Converting a Pandas DataFrame to SQL Statements
In this tutorial, you will learn how to convert a Pandas DataFrame to SQL commands using SQLite. By the end, you’ll be able to generate SQL…
In this tutorial, you will learn how to convert a Pandas DataFrame to SQL commands using SQLite. By the end, you’ll be able to generate SQL commands that recreate the entire table, including the CREATE TABLE and INSERT statements, from a DataFrame.
We’ll use Pandas for data manipulation and SQLite as a lightweight, in-memory database to store and retrieve SQL commands. This process can be especially useful when you want to store, share, or backup data as SQL commands.
Step 1: Import Required Libraries
We will use Pandas to create and manipulate a DataFrame and SQLite3 to interact with the SQLite database.
import pandas as pd
import numpy as np
import sqlite3- Pandas is a powerful library for data analysis and manipulation.
- SQLite3 is a module that provides an interface for working with SQLite databases.
Step 2: Create a Sample Pandas DataFrame
For this tutorial, we will create a simple dataset with dates and corresponding integer values between 0 and 100.
# Generate a time series of data for 60 days
dates = pd.date_range(start='2024-01-01', periods=60, freq='D')
# Create random integer values
values = [ np.random.randint(0, 101) for i in range(60) ]
# Create a DataFrame to simulate the time series data
df = pd.DataFrame({'date': dates, 'value': values})Here, we are generating:
- A sequence of dates using
pd.date_range(). - Corresponding values using
np.random.randint()
The resulting DataFrame will look something like this:
date value
0 2024-01-01 82
1 2024-01-02 50
2 2024-01-03 44
3 2024-01-04 29
4 2024-01-05 98
5 2024-01-06 60
6 2024-01-07 19
7 2024-01-08 90
8 2024-01-09 51
...Step 3: Convert DataFrame to SQLite Table
We now create an in-memory SQLite database and convert our DataFrame to an SQL table.
# Create an SQLite database (in memory for this example)
conn = sqlite3.connect(':memory:') # or 'my_database.db' for a file-based database
# Convert DataFrame to an SQL table called 'time_series_data'
df.to_sql('time_series_data', conn, if_exists='replace', index=False)sqlite3.connect(':memory:'): Creates an in-memory SQLite database. If you want a persistent database, replace':memory:'with a file name (e.g.,'my_database.db').df.to_sql(): Converts the DataFrame into a table in the SQLite database. The argument'time_series_data'is the table name, andif_exists='replace'ensures that if the table already exists, it will be replaced.
Step 4: Dump SQL Commands Using conn.iterdump()
Now, we will generate the SQL commands required to recreate the table and its data. This includes the CREATE TABLE statement and the INSERT statements for each row in the DataFrame.

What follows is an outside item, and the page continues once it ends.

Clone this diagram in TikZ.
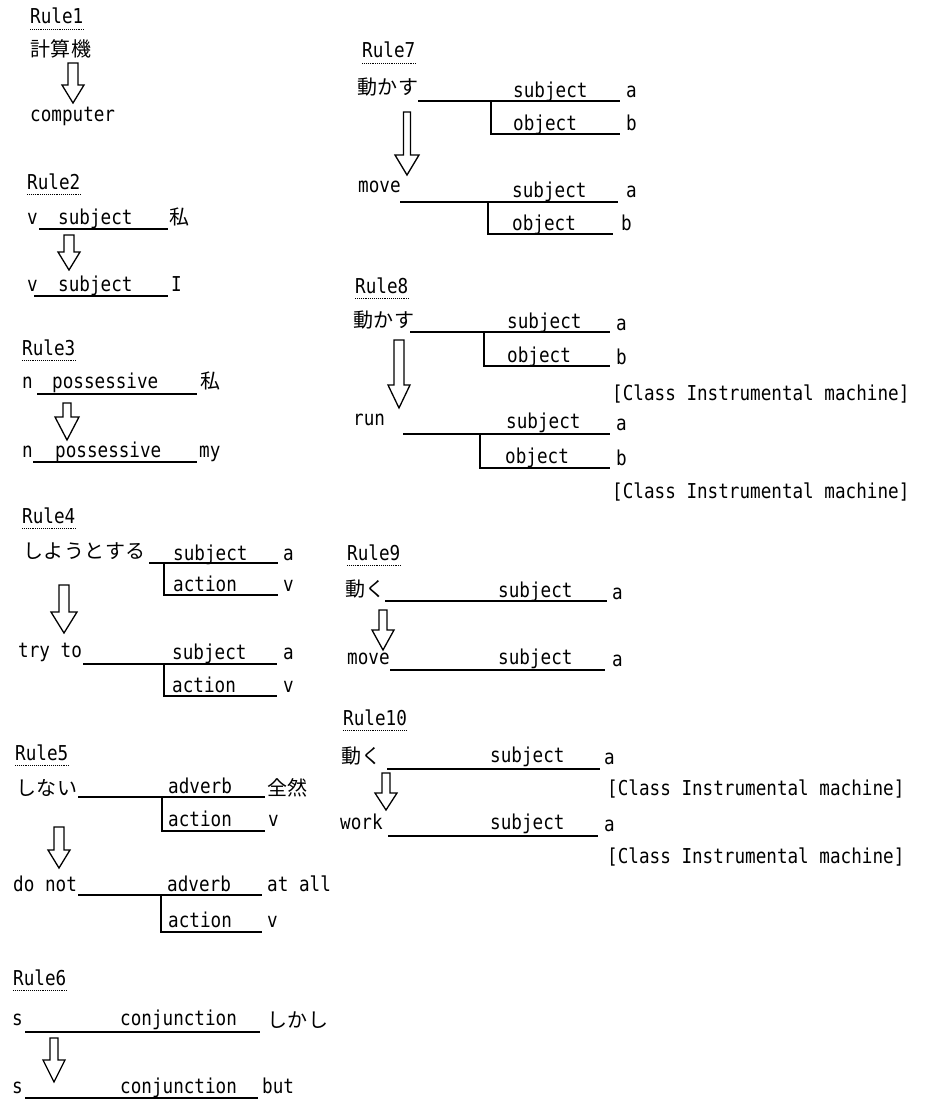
\documentclass[tikz,border=0pt]{standalone}
\usepackage{fontspec}
\usepackage{tikz}
\newfontfamily\monofont[FakeStretch=0.86]{DejaVu Sans Mono}
\newfontfamily\jpfont[LetterSpace=3]{Noto Sans CJK JP}

\begin{document}
\begin{tikzpicture}[x=1pt,y=-1pt,
    txt/.style={anchor=base west,inner sep=0pt,font=\monofont\fontsize{20.5}{22}\selectfont},
    jp/.style={anchor=base west,inner sep=0pt,font=\jpfont\fontsize{20}{22}\selectfont},
    tree/.style={line width=1.8pt,black},
    dotline/.style={line width=0.9pt,densely dotted},
    bigarrow/.style={line width=1.3pt,black,line join=miter}]
    \useasboundingbox (0,0) rectangle (930,1108);

    % Rule1 - Rule6
    \node[txt] (lab1) at (30,24) {Rule1};
    \node[jp] (src1) at (30,57) {計算機};
    \node[txt] (dst1) at (30,121) {computer};

    \node[txt] (lab2) at (27,189) {Rule2};
    \node[txt] (src2) at (27,224) {v};
    \node[txt] (rel2a) at (58,224) {subject};
    \node[jp] (val2a) at (169,224) {私};
    \node[txt] (dst2) at (27,291) {v};
    \node[txt] (rel2b) at (58,291) {subject};
    \node[txt] (val2b) at (171,291) {I};

    \node[txt] (lab3) at (22,355) {Rule3};
    \node[txt] (src3) at (22,388) {n};
    \node[txt] (rel3a) at (52,388) {possessive};
    \node[jp] (val3a) at (200,388) {私};
    \node[txt] (dst3) at (22,457) {n};
    \node[txt] (rel3b) at (55,457) {possessive};
    \node[txt] (val3b) at (199,457) {my};

    \node[txt] (lab4) at (22,523) {Rule4};
    \node[jp] (src4) at (23,558) {しようとする};
    \node[txt] (rel4a) at (173,560) {subject};
    \node[txt] (val4a) at (283,560) {a};
    \node[txt] (rel4b) at (173,591) {action};
    \node[txt] (val4b) at (283,591) {v};
    \node[txt] (dst4) at (18,657) {try to};
    \node[txt] (rel4c) at (172,659) {subject};
    \node[txt] (val4c) at (283,659) {a};
    \node[txt] (rel4d) at (172,692) {action};
    \node[txt] (val4d) at (283,692) {v};

    \node[txt] (lab5) at (15,760) {Rule5};
    \node[jp] (src5) at (16,795) {しない};
    \node[txt] (rel5a) at (168,793) {adverb};
    \node[jp] (val5a) at (267,795) {全然};
    \node[txt] (rel5b) at (168,826) {action};
    \node[txt] (val5b) at (268,826) {v};
    \node[txt] (dst5) at (13,891) {do not};
    \node[txt] (rel5c) at (167,891) {adverb};
    \node[txt] (val5c) at (267,891) {at all};
    \node[txt] (rel5d) at (168,927) {action};
    \node[txt] (val5d) at (267,927) {v};

    \node[txt] (lab6) at (13,985) {Rule6};
    \node[txt] (src6) at (12,1025) {s};
    \node[txt] (rel6a) at (120,1025) {conjunction};
    \node[jp] (val6a) at (267,1027) {しかし};
    \node[txt] (dst6) at (12,1093) {s};
    \node[txt] (rel6b) at (120,1093) {conjunction};
    \node[txt] (val6b) at (262,1093) {but};

    % Rule7 - Rule10
    \node[txt] (lab7) at (362,58) {Rule7};
    \node[jp] (src7) at (357,95) {動かす};
    \node[txt] (rel7a) at (513,97) {subject};
    \node[txt] (val7a) at (626,97) {a};
    \node[txt] (rel7b) at (513,130) {object};
    \node[txt] (val7b) at (626,130) {b};
    \node[txt] (dst7) at (358,192) {move};
    \node[txt] (rel7c) at (512,197) {subject};
    \node[txt] (val7c) at (626,197) {a};
    \node[txt] (rel7d) at (512,230) {object};
    \node[txt] (val7d) at (621,230) {b};

    \node[txt] (lab8) at (355,293) {Rule8};
    \node[jp] (src8) at (353,327) {動かす};
    \node[txt] (rel8a) at (507,328) {subject};
    \node[txt] (val8a) at (616,330) {a};
    \node[txt] (rel8b) at (507,362) {object};
    \node[txt] (val8b) at (616,364) {b};
    \node[txt] (cls8a) at (612,400) {[Class Instrumental machine]};
    \node[txt] (dst8) at (353,425) {run};
    \node[txt] (rel8c) at (506,428) {subject};
    \node[txt] (val8c) at (616,430) {a};
    \node[txt] (rel8d) at (505,463) {object};
    \node[txt] (val8d) at (616,465) {b};
    \node[txt] (cls8b) at (612,498) {[Class Instrumental machine]};

    \node[txt] (lab9) at (347,560) {Rule9};
    \node[jp] (src9) at (345,596) {動く};
    \node[txt] (rel9a) at (498,597) {subject};
    \node[txt] (val9a) at (612,599) {a};
    \node[txt] (dst9) at (347,664) {move};
    \node[txt] (rel9b) at (498,664) {subject};
    \node[txt] (val9b) at (612,666) {a};

    \node[txt] (lab10) at (343,725) {Rule10};
    \node[jp] (src10) at (341,763) {動く};
    \node[txt] (rel10a) at (490,762) {subject};
    \node[txt] (val10a) at (604,764) {a};
    \node[txt] (cls10a) at (607,795) {[Class Instrumental machine]};
    \node[txt] (dst10) at (340,829) {work};
    \node[txt] (rel10b) at (490,829) {subject};
    \node[txt] (val10b) at (604,831) {a};
    \node[txt] (cls10b) at (607,863) {[Class Instrumental machine]};

    % dotted rule under each label
    \foreach \n in {1,...,10} {
        \draw [dotline] ([yshift=-5pt]lab\n.base west) -- ([yshift=-5pt]lab\n.base east);
    }

    % main lines: from/to/y
    \foreach \a/\b/\y in {39/168/229, 34/168/296, 37/197/394, 33/197/462,
                          149/278/563, 83/277/664, 78/265/797, 78/262/895,
                          25/260/1032, 25/258/1098,
                          418/620/101, 400/618/202, 410/610/332, 403/610/434,
                          385/607/601, 390/605/670, 387/600/769, 388/598/836} {
        \draw [tree] (\a,\y) -- (\b,\y);
    }

    % branches: x/top/bottom/end
    \foreach \x/\t/\u/\e in {164/563/595/278, 164/664/696/277, 162/797/831/265,
                             161/895/932/262, 491/101/134/620, 488/202/234/613,
                             484/332/366/610, 480/434/468/610} {
        \draw [tree] (\x,\t) -- (\x,\u) -- (\e,\u);
    }

    % hollow arrows: x/top/head/tip/shaft/half
    \foreach \x/\t/\h/\p/\s/\w in {73/63/85/103/5/11, 69/235/252/270/5/11,
                                   67/403/417/440/4/12, 64/585/612/633/5/13,
                                   59/827/850/868/5/11, 54/1038/1060/1082/4/11,
                                   407/112/155/175/3.5/12, 399/340/385/408/5/11,
                                   383/610/630/650/4/11, 386/773/793/810/4/11} {
        \draw [bigarrow] (\x-\s,\t) -- (\x+\s,\t) -- (\x+\s,\h) -- (\x+\w,\h)
            -- (\x,\p) -- (\x-\w,\h) -- (\x-\s,\h) -- cycle;
    }
\end{tikzpicture}
\end{document}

# Use conn.iterdump() to get the SQL commands
for sql in conn.iterdump():
print(sql)conn.iterdump(): This method generates SQL commands needed to recreate the entire database, including the structure (CREATE TABLE) and the data (INSERT INTO).- The SQL commands are printed one by one as they are generated.
Sample Output:
When you run this code, you will see SQL commands similar to this:
BEGIN TRANSACTION;
CREATE TABLE "time_series_data" (
"date" TIMESTAMP,
"value" INTEGER
);
INSERT INTO "time_series_data" VALUES('2024-01-01 00:00:00',6);
INSERT INTO "time_series_data" VALUES('2024-01-02 00:00:00',69);
INSERT INTO "time_series_data" VALUES('2024-01-03 00:00:00',95);
INSERT INTO "time_series_data" VALUES('2024-01-04 00:00:00',50);
...
INSERT INTO "time_series_data" VALUES('2024-02-27 00:00:00',45);
INSERT INTO "time_series_data" VALUES('2024-02-28 00:00:00',61);
INSERT INTO "time_series_data" VALUES('2024-02-29 00:00:00',27);
COMMIT;Each SQL command is printed:
CREATE TABLE: This command defines the structure of the table (time_series_data).INSERT INTO: These commands insert the actual data from the DataFrame into the table.
Step 5: Close the SQLite Connection
After you’re done with the operations, it’s good practice to close the database connection to free up resources.
# Close the SQLite connection
conn.close()Conclusion:
You have now successfully converted a Pandas DataFrame into SQL commands using SQLite! This method allows you to:
- Easily store your DataFrame in an SQLite database.
- Generate SQL statements to recreate the table and its data.
- Dump the SQL commands in-memory or to a file for portability and backup.
Key Points:
df.to_sql(): Converts the DataFrame to an SQL table.conn.iterdump(): Generates the SQL commands for recreating the table and inserting data.- Use this method to convert any DataFrame into SQL format, making it easier to move or share data across different environments.
Now you can save your data as SQL commands and reload them when needed!